Five Important Steps to Pay off College Debt

There’s a storm coming to the United States. Actually, there are several storms, including a more than $1 trillion behemoth of student loan debt that has been inflicted upon the country’s youth and taxpayers. Canada is also facing a student loan debt tidal wave of more $10 billion.

Unfortunately for both the students and taxpayers, there isn’t any respite in sight as the student debt continues to be piled on, and it is inevitable that interest rates will rise – the United States Congress has frozen student loan rates for one year.

How can the 18-29 demographic pay off student loans, especially when the unemployment rate is at 8.1 percent in the United States (9.3 percent for unemployed youth) and 7.3 percent in Canada (12.7 percent for unemployed youth)?

There are a variety of things a student can do to avoid being stuck in the trenches of debt. Here are some tips to paying off your college debt.

No. 1 priority

Student loan debt should be the number one priority for any graduate. For graduates, it’s absolutely crucial to pay off the thousands of dollars as quickly as one can to avoid the penalties and added interest. Whatever extra cash is left at the end of the month after the rent is paid should be put towards the debt.

Straight to the debt

Any income that is generated should be put towards the student loan debt. Whether it is employment income, an allowance from parents, benefit payments, tax returns, and whatever else, it should be applied right to the debt.

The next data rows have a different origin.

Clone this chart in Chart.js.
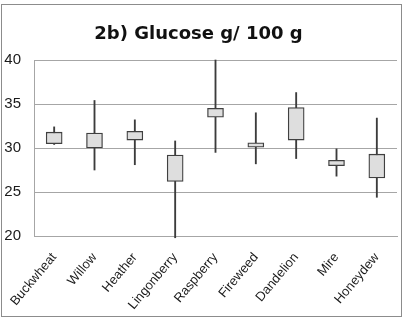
<!DOCTYPE html>
<html>
<head>
<meta charset="utf-8">
<script src="https://cdn.jsdelivr.net/npm/chart.js@4"></script>
<style>
  html, body { margin: 0; padding: 0; background: #ffffff; }
  #wrap { position: relative; width: 407px; height: 322px; }
</style>
</head>
<body>
<div id="wrap"><canvas id="c" width="407" height="322"></canvas></div>
<script>
// Glucose content (g / 100 g) per honey type: whisker ends and box edges
const categories = ['Buckwheat', 'Willow', 'Heather', 'Lingonberry', 'Raspberry', 'Fireweed', 'Dandelion', 'Mire', 'Honeydew'];
const lowValues  = [30.4, 27.5, 28.1, 19.8, 29.5, 28.2, 28.8, 26.8, 24.4];
const boxLow     = [30.5, 30.0, 30.9, 26.2, 33.5, 30.1, 30.9, 28.0, 26.6];
const boxHigh    = [31.8, 31.7, 31.9, 29.2, 34.5, 30.6, 34.6, 28.6, 29.3];
const highValues = [32.4, 35.4, 33.2, 30.8, 40.0, 34.0, 36.3, 29.9, 33.4];
const yTicks     = [20, 25, 30, 35, 40];

const boxes    = categories.map((_, i) => [boxLow[i], boxHigh[i]]);
const whiskers = categories.map((_, i) => [lowValues[i], highValues[i]]);

// Outer frame around the whole figure
const framePlugin = {
  id: 'frame',
  beforeDraw(chart) {
    const ctx = chart.ctx;
    ctx.save();
    ctx.fillStyle = '#ffffff';
    ctx.fillRect(0, 0, chart.width, chart.height);
    ctx.strokeStyle = '#8c8c8c';
    ctx.lineWidth = 1;
    ctx.strokeRect(1.5, 4.5, 400, 312);
    ctx.restore();
  }
};

new Chart(document.getElementById('c'), {
  type: 'bar',
  data: {
    labels: categories,
    datasets: [
      {
        label: 'Box',
        data: boxes,
        backgroundColor: '#dedede',
        borderColor: '#404040',
        borderWidth: 1.3,
        borderSkipped: false,
        barThickness: 16,
        grouped: false,
        order: 0
      },
      {
        label: 'Range',
        data: whiskers,
        backgroundColor: '#3c3c3c',
        borderWidth: 0,
        barThickness: 1.2,
        grouped: false,
        clip: 4,
        order: 1
      }
    ]
  },
  options: {
    responsive: false,
    animation: false,
    devicePixelRatio: 1,
    layout: { padding: { left: 0, right: 10, top: 0, bottom: 0 } },
    plugins: {
      legend: { display: false },
      tooltip: { enabled: false },
      title: {
        display: true,
        text: '2b) Glucose g/ 100 g',
        color: '#111111',
        font: { family: 'DejaVu Sans', size: 18, weight: 'bold', lineHeight: 1.2 },
        padding: { top: 24, bottom: 14.4 }
      }
    },
    scales: {
      x: {
        grid: { display: false, drawTicks: false },
        border: { display: true, color: '#a6a6a6' },
        ticks: {
          color: '#1a1a1a',
          font: { family: 'Liberation Sans', size: 13 },
          maxRotation: 50,
          minRotation: 50,
          padding: 14,
          autoSkip: false
        },
        afterFit(scale) {
          scale.height = 86;
          // rotated labels may hang past the plot edge; keep the plot width fixed
          scale.paddingLeft = 0;
          scale.paddingRight = 0;
        }
      },
      y: {
        min: 20,
        max: 40,
        afterBuildTicks(scale) { scale.ticks = yTicks.map(v => ({ value: v })); },
        grid: { color: '#a6a6a6', lineWidth: 1, drawTicks: false },
        border: { display: true, color: '#a6a6a6' },
        ticks: {
          color: '#1a1a1a',
          font: { family: 'Liberation Sans', size: 15 },
          padding: 13
        },
        afterFit(scale) { scale.width = 34; }
      }
    }
  },
  plugins: [framePlugin]
});
</script>
</body>
</html>
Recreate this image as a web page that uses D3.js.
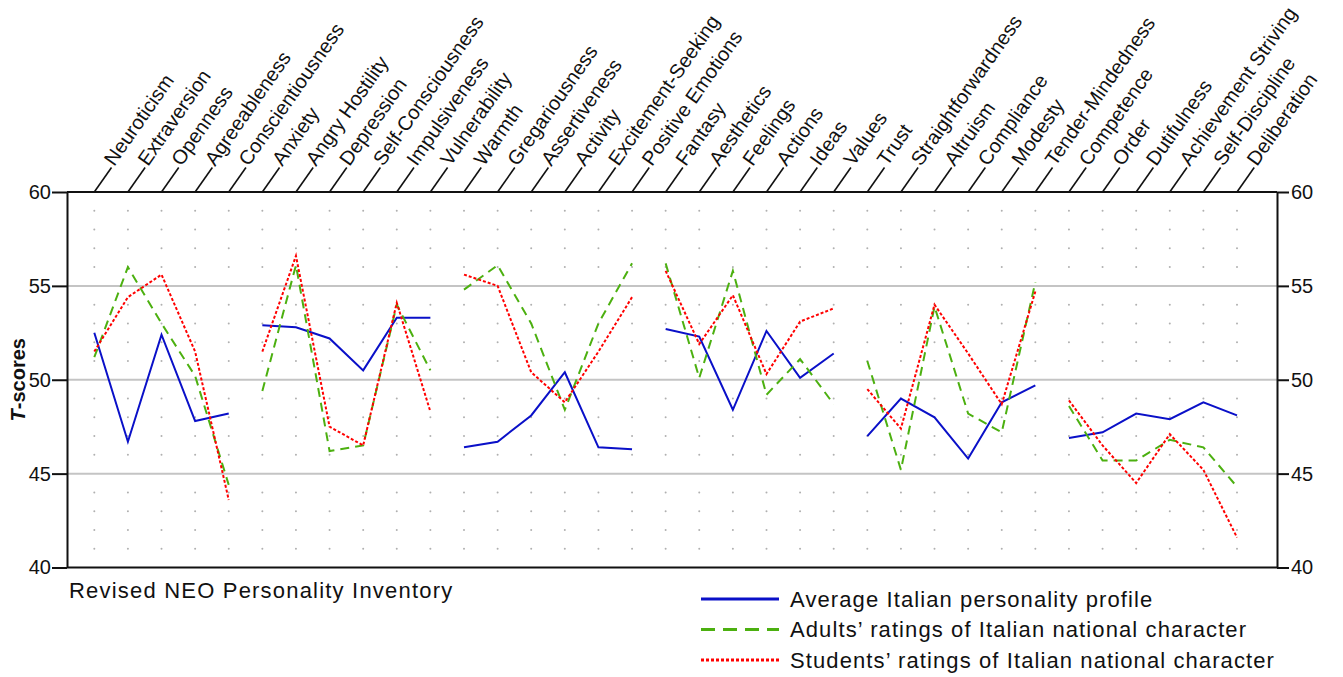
<!DOCTYPE html>
<html>
<head>
<meta charset="utf-8">
<script src="https://cdn.jsdelivr.net/npm/d3@7"></script>
<style>
  body { margin: 0; background: #fff; }
  svg { display: block; font-family: "Liberation Sans", Arial, sans-serif; }
  .axis text { font-size: 20px; fill: #111; }
  .axis path, .axis line { stroke: #111; stroke-width: 2; }
</style>
</head>
<body>
<div id="chart"></div>
<script>
// scale names, domains first then the 30 facets
var categories = ["Neuroticism", "Extraversion", "Openness", "Agreeableness", "Conscientiousness",
  "Anxiety", "Angry Hostility", "Depression", "Self-Consciousness", "Impulsiveness", "Vulnerability",
  "Warmth", "Gregariousness", "Assertiveness", "Activity", "Excitement-Seeking", "Positive Emotions",
  "Fantasy", "Aesthetics", "Feelings", "Actions", "Ideas", "Values",
  "Trust", "Straightforwardness", "Altruism", "Compliance", "Modesty", "Tender-Mindedness",
  "Competence", "Order", "Dutifulness", "Achievement Striving", "Self-Discipline", "Deliberation"];

// each line is broken between these blocks
var groupSizes = [5, 6, 6, 6, 6, 6];

var averageProfile = [52.5, 46.7, 52.4, 47.8, 48.2,
  52.9, 52.8, 52.2, 50.5, 53.3, 53.3,
  46.4, 46.7, 48.1, 50.4, 46.4, 46.3,
  52.7, 52.3, 48.4, 52.6, 50.1, 51.4,
  47.0, 49.0, 48.0, 45.8, 48.8, 49.7,
  46.9, 47.2, 48.2, 47.9, 48.8, 48.1];

var adultRatings = [51.2, 56.0, 53.0, 50.2, 44.4,
  49.4, 56.1, 46.2, 46.5, 54.0, 50.5,
  54.8, 56.1, 53.0, 48.4, 53.0, 56.2,
  56.2, 50.1, 55.8, 49.2, 51.1, 48.7,
  51.0, 45.2, 53.9, 48.2, 47.2, 55.2,
  48.6, 45.7, 45.7, 46.8, 46.4, 44.3];

var studentRatings = [51.5, 54.4, 55.6, 51.5, 43.6,
  51.5, 56.6, 47.5, 46.5, 54.1, 48.3,
  55.6, 55.0, 50.4, 48.8, 51.5, 54.4,
  55.8, 51.9, 54.5, 50.3, 53.1, 53.8,
  49.5, 47.4, 54.0, 51.4, 48.7, 54.7,
  48.9, 46.5, 44.5, 47.1, 45.2, 41.6];

var seriesNames = ["Average Italian personality profile",
  "Adults\u2019 ratings of Italian national character",
  "Students\u2019 ratings of Italian national character"];

var yTicks = [40, 45, 50, 55, 60];
var gridValues = [45, 50, 55];

var svgWidth = 1343;
var svgHeight = 677;

var plot = { left: 67, right: 1277, top: 192, bottom: 567.5 };

var svg = d3.select("#chart")
  .append("svg")
  .attr("width", svgWidth)
  .attr("height", svgHeight);

var x = d3.scalePoint()
  .domain(categories)
  .range([94.3, 1237]);

var y = d3.scaleLinear()
  .domain([40, 60])
  .range([plot.bottom, plot.top]);

var series = [
  { name: seriesNames[0], values: averageProfile, color: "#0a10c8", dash: null },
  { name: seriesNames[1], values: adultRatings, color: "#4cb010", dash: "9,6" },
  { name: seriesNames[2], values: studentRatings, color: "#ff0000", dash: "3,2" }
];

// dotted background grid (one dot per category per whole T-score)
var dotRows = d3.range(41, 60).filter(v => v % 5 !== 0);
var dots = [];
categories.forEach(function(c) {
  dotRows.forEach(function(v) { dots.push({ c: c, v: v }); });
});
svg.append("g")
  .selectAll("circle")
  .data(dots)
  .enter()
  .append("circle")
  .attr("cx", d => x(d.c))
  .attr("cy", d => y(d.v))
  .attr("r", 1)
  .attr("fill", "#b0b0b0");

// grey gridlines
svg.append("g")
  .selectAll("line")
  .data(gridValues)
  .enter()
  .append("line")
  .attr("x1", plot.left)
  .attr("x2", plot.right)
  .attr("y1", d => y(d))
  .attr("y2", d => y(d))
  .attr("stroke", "#c4c4c4")
  .attr("stroke-width", 2);

// top and bottom frame lines
svg.append("g")
  .selectAll("line")
  .data([60, 40])
  .enter()
  .append("line")
  .attr("x1", plot.left)
  .attr("x2", plot.right)
  .attr("y1", d => y(d))
  .attr("y2", d => y(d))
  .attr("stroke", "#111")
  .attr("stroke-width", 2);

// y axes on both sides
var leftAxis = d3.axisLeft(y).tickValues(yTicks).tickSize(15).tickSizeOuter(0).tickPadding(1);
var rightAxis = d3.axisRight(y).tickValues(yTicks).tickSize(12).tickSizeOuter(0).tickPadding(2);

svg.append("g")
  .attr("class", "axis")
  .attr("transform", `translate(${plot.left}, 0)`)
  .call(leftAxis);

svg.append("g")
  .attr("class", "axis")
  .attr("transform", `translate(${plot.right}, 0)`)
  .call(rightAxis);

// slanted category labels on top
var labelAngle = -55;
var rad = labelAngle * Math.PI / 180;
var stub = 30;
var catLabels = svg.append("g")
  .selectAll("g")
  .data(categories)
  .enter()
  .append("g")
  .attr("transform", d => `translate(${x(d)}, ${plot.top})`);

catLabels.append("line")
  .attr("x1", 0)
  .attr("y1", 0)
  .attr("x2", stub * Math.cos(rad))
  .attr("y2", stub * Math.sin(rad))
  .attr("stroke", "#111")
  .attr("stroke-width", 1.6);

catLabels.append("text")
  .attr("transform", `translate(${(stub + 2) * Math.cos(rad)}, ${(stub + 2) * Math.sin(rad)}) rotate(${labelAngle})`)
  .attr("dy", "0.1em")
  .style("font-size", "20px")
  .attr("fill", "#111")
  .text(d => d);

// lines, broken between the personality blocks
var line = d3.line()
  .x(d => x(d.c))
  .y(d => y(d.v));

var starts = [];
groupSizes.reduce(function(acc, n) { starts.push(acc); return acc + n; }, 0);

series.forEach(function(s) {
  var g = svg.append("g");
  starts.forEach(function(st, gi) {
    var pts = d3.range(st, st + groupSizes[gi]).map(i => ({ c: categories[i], v: s.values[i] }));
    g.append("path")
      .datum(pts)
      .attr("d", line)
      .attr("fill", "none")
      .attr("stroke", s.color)
      .attr("stroke-width", 2)
      .attr("stroke-dasharray", s.dash);
  });
});

// y axis title
var yTitle = svg.append("text")
  .attr("transform", `translate(25, ${y(50)}) rotate(-90)`)
  .attr("text-anchor", "middle")
  .style("font-size", "20px")
  .style("font-weight", "bold")
  .attr("fill", "#111");
yTitle.append("tspan").style("font-style", "italic").text("T");
yTitle.append("tspan").text("-scores");

// bottom caption
svg.append("text")
  .attr("x", 69)
  .attr("y", 598)
  .style("font-size", "22px")
  .style("letter-spacing", "1.2px")
  .attr("fill", "#111")
  .text("Revised NEO Personality Inventory");

// legend
var legend = svg.append("g")
  .selectAll("g")
  .data(series)
  .enter()
  .append("g")
  .attr("transform", (d, i) => `translate(701, ${599 + i * 30.5})`);

legend.append("line")
  .attr("x1", 0)
  .attr("x2", 78)
  .attr("stroke", d => d.color)
  .attr("stroke-width", 3)
  .attr("stroke-dasharray", (d, i) => i === 1 ? "14,8" : (i === 2 ? "3,2" : null));

legend.append("text")
  .attr("x", 89)
  .attr("dy", "0.35em")
  .style("font-size", "22px")
  .style("letter-spacing", "1.1px")
  .attr("fill", "#111")
  .text(d => d.name);
</script>
</body>
</html>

Budgets should be established and implemented by everyone. This ensures the person knows how much he or she will generate in income and how much of that money goes towards bills. Set up a budget that prioritizes the student loan debt. For example, if the income is $1,000 per month, rent is $500 per month and the necessary bills are $250, then the remaining monies will be put towards the student loan debt.

Part-time job

If one full-time job isn’t enough to pay month-to-month bills as well as the student loans, then a part-time job should be considered. That supplemental income should only be used for student loan debt and nothing else.

Loan forgiveness

No, this doesn’t mean skipping the country or faking one’s own death, but rather signing up for the various programs that forgive student loans. For one year of volunteering at Americorps, students can receive nearly $5,000 for paying off college debt and a stipend of more than $7,000. Signing up for military service can garner up to $20,000, and even more if the service is in a hostile environment.